Hacker News new | ask | show | jobs
by piyush_soni 4043 days ago
Then you're not following Microsoft enough. They are gradually making all the development tools cross-platform, just to bank on the dev knowledge of the users of Windows, Linux and Mac. Browser add-ons is another area they can get benefitted from by the help of other platform developers.
1 comments

What development tools?
They have made .Net & CoreCLR open source (including the compiler, runtime and libraries), enabled Visual Studio to do more than developing just Windows applications (they now allow developing Android/iOS apps as well) and are trying to make developing for other platforms even easier with VS 2015.

Not only that, they just released a cross platform Code Editor which works on Windows, Linux and Mac, called 'Visual Studio Code'. That and more was announced in the Build Conference held recently.

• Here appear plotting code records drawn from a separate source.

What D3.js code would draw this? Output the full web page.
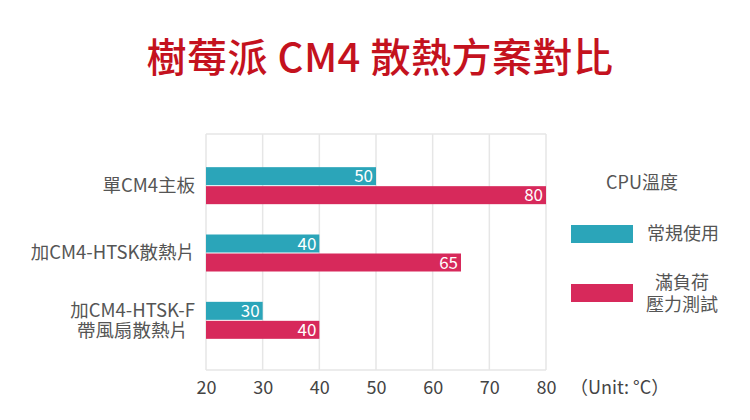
<!DOCTYPE html>
<html><head><meta charset="utf-8">
<script src="https://cdn.jsdelivr.net/npm/d3@7"></script>
<style>
html,body{margin:0;padding:0;background:#fff;}
svg text{font-family:"Noto Sans CJK TC","Noto Sans",sans-serif;}
</style></head>
<body><svg id="c" width="750" height="420"></svg>
<script>
const title = "樹莓派 CM4 散熱方案對比";
const categories = ["單CM4主板", "加CM4-HTSK散熱片", "加CM4-HTSK-F\n帶風扇散熱片"];
const seriesNames = ["常規使用", "滿負荷\n壓力測試"];
const normalUse = [50, 40, 30];
const stressTest = [80, 65, 40];
const ticks = [20, 30, 40, 50, 60, 70, 80];
const legendTitle = "CPU溫度";
const unitLabel = "（Unit: °C）";
const colors = ["#2ba5b9", "#d7295b"];

const svg = d3.select("#c");
svg.append("rect").attr("width",750).attr("height",420).attr("fill","#fff");

svg.append("text").attr("x",380).attr("y",72).attr("text-anchor","middle")
  .attr("font-size",40).attr("font-weight",500).attr("fill","#c4121e")
  .attr("letter-spacing",0.5).text(title);

const x = d3.scaleLinear().domain([20,80]).range([206,546]);
const plotTop = 134, plotBottom = 370;
const y = d3.scaleBand().domain(categories).range([152,354]);
const barH = 18, gap = 1;

// grid
const g = svg.append("g");
g.selectAll("line.v").data(ticks).join("line")
  .attr("x1",d=>x(d)).attr("x2",d=>x(d)).attr("y1",plotTop).attr("y2",plotBottom)
  .attr("stroke","#e6e6e6").attr("stroke-width",1.5);
g.append("line").attr("x1",x(20)).attr("x2",x(80)).attr("y1",plotTop).attr("y2",plotTop)
  .attr("stroke","#e6e6e6").attr("stroke-width",1.5);
g.append("line").attr("x1",x(20)).attr("x2",x(80)).attr("y1",plotBottom).attr("y2",plotBottom)
  .attr("stroke","#e6e6e6").attr("stroke-width",1.5);

// axis tick labels
const axis = d3.axisBottom(x).tickValues(ticks).tickSize(0).tickPadding(0);
const ax = svg.append("g").attr("transform",`translate(0,${plotBottom+24})`).call(axis);
ax.select(".domain").remove();
ax.selectAll("text").attr("font-size",18).attr("fill","#444")
  .attr("font-family",'"Noto Sans CJK TC","Noto Sans",sans-serif').attr("dy",0);
svg.append("text").attr("x",570).attr("y",plotBottom+24).attr("font-size",18)
  .attr("fill","#444").text(unitLabel);

// bars
const series = [normalUse, stressTest];
series.forEach((vals, si) => {
  categories.forEach((c, i) => {
    const cy = y(c) + y.bandwidth()/2;
    const top = si === 0 ? cy - barH - gap/2 : cy + gap/2;
    svg.append("rect").attr("x",x(20)).attr("y",top)
      .attr("width",x(vals[i])-x(20)).attr("height",barH).attr("fill",colors[si]);
    svg.append("text").attr("x",x(vals[i])-3).attr("y",top+barH/2+6)
      .attr("text-anchor","end").attr("font-size",17).attr("fill","#fff").text(vals[i]);
  });
});

// category labels
categories.forEach(c => {
  const cy = y(c) + y.bandwidth()/2;
  const lines = c.split("\n");
  if (lines.length === 1) {
    svg.append("text").attr("x",195).attr("y",cy+6).attr("text-anchor","end")
      .attr("font-size",18.5).attr("fill","#555").text(c);
  } else {
    const probe = svg.append("text").attr("font-size",18.5).text(lines[0]);
    const w = probe.node().getComputedTextLength();
    probe.remove();
    const t = svg.append("text").attr("text-anchor","middle")
      .attr("font-size",18.5).attr("fill","#555");
    lines.forEach((l, k) => {
      t.append("tspan").attr("x",195-w/2).attr("y",cy-3+k*20).text(l);
    });
  }
});

// legend
svg.append("text").attr("x",642).attr("y",189).attr("text-anchor","middle")
  .attr("font-size",18).attr("fill","#555").text(legendTitle);
const legY = [225, 284];
seriesNames.forEach((n, i) => {
  svg.append("rect").attr("x",571).attr("y",legY[i]).attr("width",62).attr("height",18).attr("fill",colors[i]);
  const lines = n.split("\n");
  if (lines.length === 1) {
    svg.append("text").attr("x",647).attr("y",legY[i]+15).attr("font-size",18)
      .attr("fill","#555").text(n);
  } else {
    const t = svg.append("text").attr("text-anchor","middle").attr("font-size",18).attr("fill","#555");
    lines.forEach((l, k) => {
      t.append("tspan").attr("x",682).attr("y",legY[i]+5+k*22).text(l);
    });
  }
});
</script></body></html>
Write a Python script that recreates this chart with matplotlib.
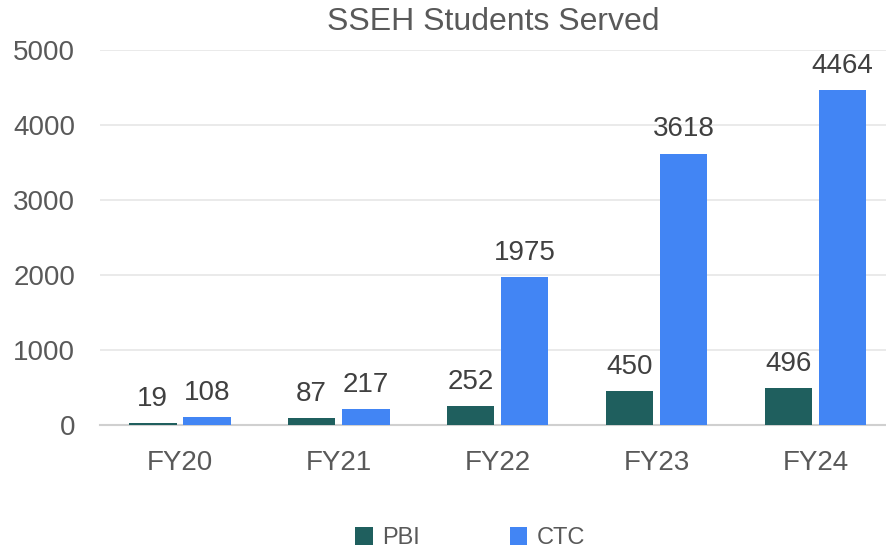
import numpy as np
import matplotlib.pyplot as plt

years = ["FY20", "FY21", "FY22", "FY23", "FY24"]
pbi = [19, 87, 252, 450, 496]
ctc = [108, 217, 1975, 3618, 4464]

pbi_color = "#1f5f5e"
ctc_color = "#4285f4"
text_color = "#595959"

plt.rcParams['font.family'] = ['Liberation Sans', 'DejaVu Sans']

fig = plt.figure(figsize=(8.87, 5.54), dpi=100)
ax = fig.add_axes([0.113, 0.233, 0.887, 0.677])

x = np.arange(len(years))
w = 0.30
b1 = ax.bar(x - w / 2 - 0.02, pbi, w, color=pbi_color, label="PBI", zorder=3)
b2 = ax.bar(x + w / 2 + 0.02, ctc, w, color=ctc_color, label="CTC", zorder=3)

for bars in (b1, b2):
    for r in bars:
        ax.annotate(str(int(r.get_height())),
                    (r.get_x() + r.get_width() / 2, r.get_height()),
                    xytext=(0, 8), textcoords="offset points",
                    ha="center", va="bottom", fontsize=20, color="#404040")

ax.set_ylim(0, 5000)
ax.set_xlim(-0.5, 4.45)
ax.set_yticks(range(0, 5001, 1000))
ax.set_xticks(x)
ax.set_xticklabels(years)
ax.yaxis.grid(True, color="#e6e6e6", linewidth=1.2, zorder=0)
ax.tick_params(axis="both", length=0, labelsize=20, colors=text_color)
ax.tick_params(axis="x", pad=18)
ax.tick_params(axis="y", pad=18)
for s in ["top", "right", "left"]:
    ax.spines[s].set_visible(False)
ax.spines["bottom"].set_color("#d0d0d0")
ax.spines["bottom"].set_linewidth(1.5)

ax.set_title("SSEH Students Served", fontsize=23, color=text_color, pad=14)

fig.legend(handles=[b1, b2], loc="lower center", bbox_to_anchor=(0.53, -0.03),
           ncol=2, frameon=False, fontsize=17, labelcolor=text_color,
           handlelength=0.75, handleheight=0.75, columnspacing=3.8, handletextpad=0.4)

fig.savefig("out.png", dpi=100)
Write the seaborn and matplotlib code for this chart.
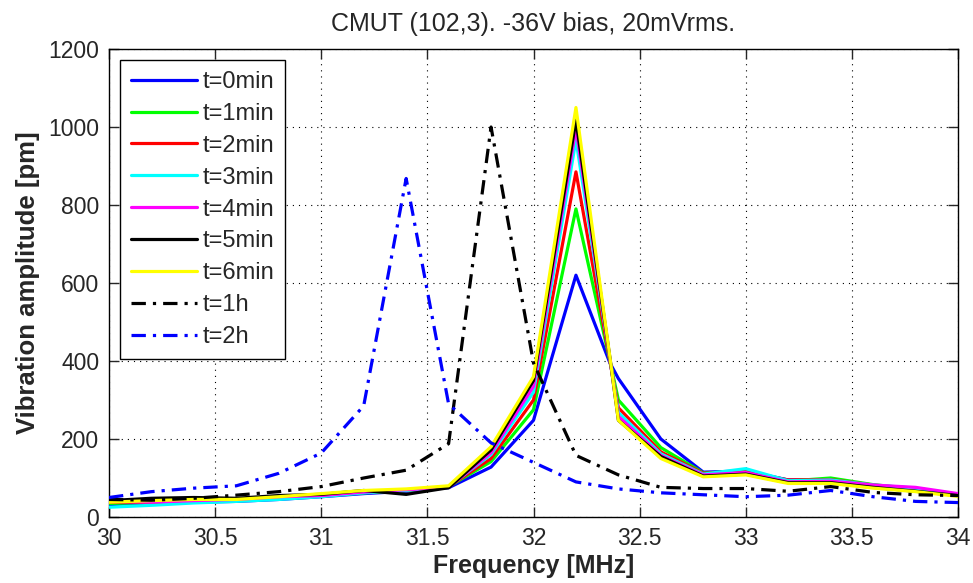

Visual Studio Code is just a re-branded Atom editor [1] bundled with atom plugins, such as OmniSharp [2]. And while Atom is impressive, that's not Microsoft's doing, plus they took an open-source project and released something which isn't open-source and named that in a way to make people believe that Visual Studio is now all of a sudden cross-platform. Well, I think I'll pass for now.

[1] https://atom.io/

[2] http://www.omnisharp.net/

[3] https://code.visualstudio.com/License

Rebranding or not, doesn't matter (A lot of mainstream projects out there start like that). The point is that they are pushing to be a company that supports a cross platform development, so I'm surprised that you'd even bring that point. Also, CoreCLR and .Net are their own, and no, unlike what you think, they aren't going anywhere so soon.